Non troppo confortato il mio pavido compagno traversa in cengia e lascia per qualche metro la sicurezza del praticello in fiore, ancora un paio di passi e retrocede alla casa base. «Io non ho visto nulla, prova tu!». Mi armo di coraggio, materiale da carpentiere, e parto. Dopo 10 metri a destra inizio a salire seguendo una teoria di buchi spettacolari. Quando ormai le violette della cengia non si distinguono più, metto una protezione. Quel friend giallo mi strappa un ironico sorriso, so che è una protezione solo psicologica. L’effetto placebo funziona e salgo ancora verso qualcosa che pare un cordino. Lo raggiungo, sono 15 metri sopra la sosta con due buchi discreti tra le dita, il chiodo è proprio davanti a me ma il cordino è tranciato e lo sfilo lanciandolo nel vuoto. Estraggo dalla tasca dei pantaloni un kevlar aperto, frutto dell’esperienza del giorno precedente. Il chiodo è un pezzo di tubo con due piccoli fori e centrarli con una sola mano è un’avventura. Tra un tentativo e l’altro rilasso le braccia e, alla fine, faccio centro! Il secondo step è fare il nodo. Sono stanco e sudaticcio, una gamba inizia a tremare, subito imitata dall’altra. Un bel respiro, tuffo le mani nella magnesite e rallento il battito. In aiuto alla mano arrivano i denti a chiudere quel maledetto nodo. Salvo!
Con l’adrenalina a mille danzo fluido fino al chiodo successivo che estraggo senza sforzo dalla terra per poi rimetterlo al suo posto. Ottimo, penso tra me.
La parete perde verticalità e raggiungo la salvezza della cengia. Esco dalla mia bolla di emozioni e urlo «Soooosta!»
Mentre recupero le corde mi guardo attorno, non penso a nulla, gli occhi corrono da una parete all’altra, ai verdissimi prati sotto di noi e al cielo puntellato di meringhe all’orizzonte.
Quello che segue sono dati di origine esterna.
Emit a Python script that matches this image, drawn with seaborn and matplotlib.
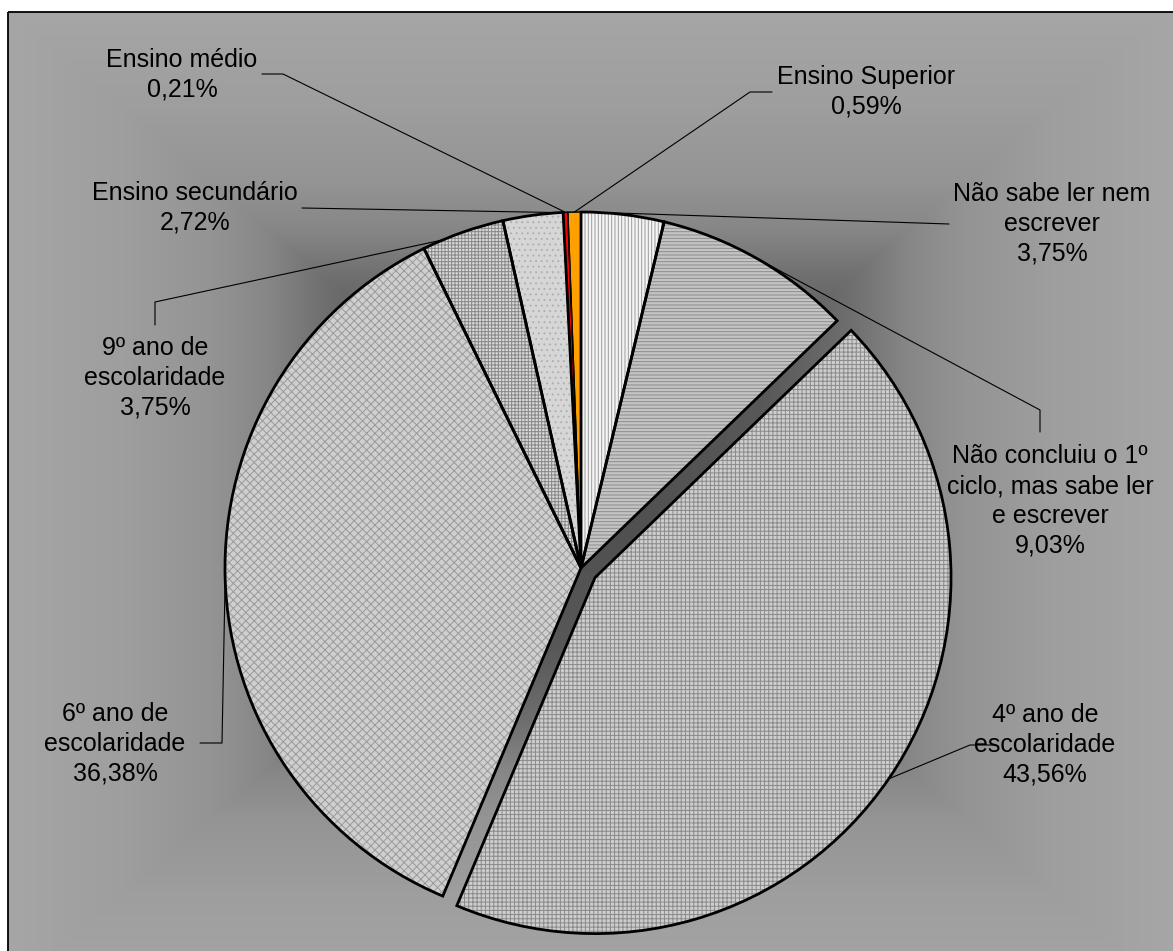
import numpy as np
import matplotlib
matplotlib.use("Agg")
import matplotlib.pyplot as plt
import seaborn as sns

# Education level distribution
categories = [
    "Não sabe ler nem\nescrever",
    "Não concluiu o 1º\nciclo, mas sabe ler\ne escrever",
    "4º ano de\nescolaridade",
    "6º ano de\nescolaridade",
    "9º ano de\nescolaridade",
    "Ensino secundário",
    "Ensino médio",
    "Ensino Superior",
]
values = [3.75, 9.03, 43.56, 36.38, 3.75, 2.72, 0.21, 0.59]

face_colors = ["#f4f4f4", "#c4c4c4", "#cdcdcd", "#cfcfcf", "#d8d8d8", "#d6d6d6", "#ff0000", "#ffa000"]
hatch_colors = ["#9c9c9c", "#8c8c8c", "#8a8a8a", "#9a9a9a", "#888888", "#b0b0b0", "#ff0000", "#ffa000"]
hatches = ["|||||", "-----", "++++", "xxxx", "+++++", "...", None, None]

sns.set_style("white")
plt.rcParams["font.family"] = ["Liberation Sans", "DejaVu Sans"]
plt.rcParams["hatch.linewidth"] = 0.7

W, H = 1173, 951
fig = plt.figure(figsize=(W / 100, H / 100), dpi=100)
fig.patch.set_facecolor("white")
ax = fig.add_axes([0, 0, 1, 1])


def px(x, y):
    """Pixel position (origin top-left) to data coordinates."""
    return x, H - y


# plot area: rectangular gradient, dark in the middle, lighter towards the border
x0, y0 = 8, 12
cx, cy = 581, 568
R = 356
gx, gy = np.meshgrid(np.arange(x0, W) + 0.5, np.arange(y0, H) + 0.5)
t = np.maximum(np.abs(gx - 588) / 580.0, np.abs(gy - 500) / 490.0)
gray = np.interp(t, [0.0, 0.3, 0.45, 0.55, 0.65, 0.8, 1.0],
                 [78, 88, 110, 134, 148, 158, 166]) / 255.0
ax.imshow(np.dstack([gray, gray, gray]), extent=(x0, W, 0, H - y0),
          origin="upper", interpolation="bilinear", zorder=0, aspect="auto")
ax.plot([x0, x0], [0, H - y0], color="black", lw=1.3, zorder=1, solid_capstyle="butt")
ax.plot([x0, W], [H - y0, H - y0], color="black", lw=1.3, zorder=1, solid_capstyle="butt")

center = px(cx, cy)
common = dict(startangle=90, counterclock=False, center=center, radius=R, frame=False)
fills, _ = ax.pie(values, wedgeprops=dict(linewidth=0), **common)
outlines, _ = ax.pie(values, wedgeprops=dict(fill=False, edgecolor="black", linewidth=2.0,
                                             joinstyle="miter"), **common)

# pull the largest wedge out a little
explode_idx = int(np.argmax(values))
explode_px = 17
for wlist in (fills, outlines):
    for i, w in enumerate(wlist):
        w.set_zorder(3 if wlist is fills else 4)
        if i == explode_idx:
            tm = np.deg2rad(0.5 * (w.theta1 + w.theta2))
            w.set_center((center[0] + explode_px * np.cos(tm), center[1] + explode_px * np.sin(tm)))

# thin slivers get a lighter outline so their colour stays visible
for w, v in zip(outlines, values):
    if v < 1:
        w.set_linewidth(1.1)

for w, fc, hc, hp in zip(fills, face_colors, hatch_colors, hatches):
    w.set_facecolor(fc)
    w.set_edgecolor(hc)
    if hp:
        w.set_hatch(hp)


def arc_point(w, f):
    th = np.deg2rad(w.theta2 - f * (w.theta2 - w.theta1))
    c = w.center
    return c[0] + w.r * np.cos(th), c[1] + w.r * np.sin(th)


# label centre, leader path (pixels) and attachment fraction along each wedge
label_pos = [(1052, 224), (1050, 501), (1045, 745), (115, 744), (155, 378),
             (195, 208), (182, 75), (866, 92)]
leader_paths = [
    [(949, 224)],
    [(1040, 432), (1040, 410)],
    [(995, 745), (970, 745)],
    [(200, 743), (222, 743)],
    [(155, 325), (155, 302)],
    [(302, 208)],
    [(262, 74), (283, 74)],
    [(772, 92), (750, 92)],
]
attach = [0.1, 0.5, 0.5, 0.5, 0.25, 0.95, 0.5, 0.5]

for w, name, v, lp, path, f in zip(fills, categories, values, label_pos, leader_paths, attach):
    pts = [px(*p) for p in path] + [arc_point(w, f)]
    xs, ys = zip(*pts)
    ax.plot(xs, ys, color="black", lw=0.8, zorder=5)
    pct = f"{v:.2f}".replace(".", ",") + "%"
    ax.text(*px(*lp), f"{name}\n{pct}", ha="center", va="center", fontsize=18,
            linespacing=1.3, color="black", zorder=6)

ax.set_xlim(0, W)
ax.set_ylim(0, H)
ax.set_aspect("auto")
ax.axis("off")

fig.savefig("out.png", dpi=100)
La bellezza della scalata ha aperto lo stomaco all’alpinista di Lissone che, con mezza barretta cocco e cioccolato in bocca, mi farfuglia qualcosa. Intuisco che mi passa il comando e gli rubo il materiale dall’imbrago. Ancora roccia stupenda, verticalità assoluta e qualche sporadico chiodo o clessidra. Da ingegnere mi stupisco per l’abilità di come siano piantati; a volte accoppiati tra loro o bloccati da pezzetti di legno. Mi fido della loro tenuta ma nel dubbio stringo un po’ di più quella tacchetta con la mano destra e quel buchetto di sinistra.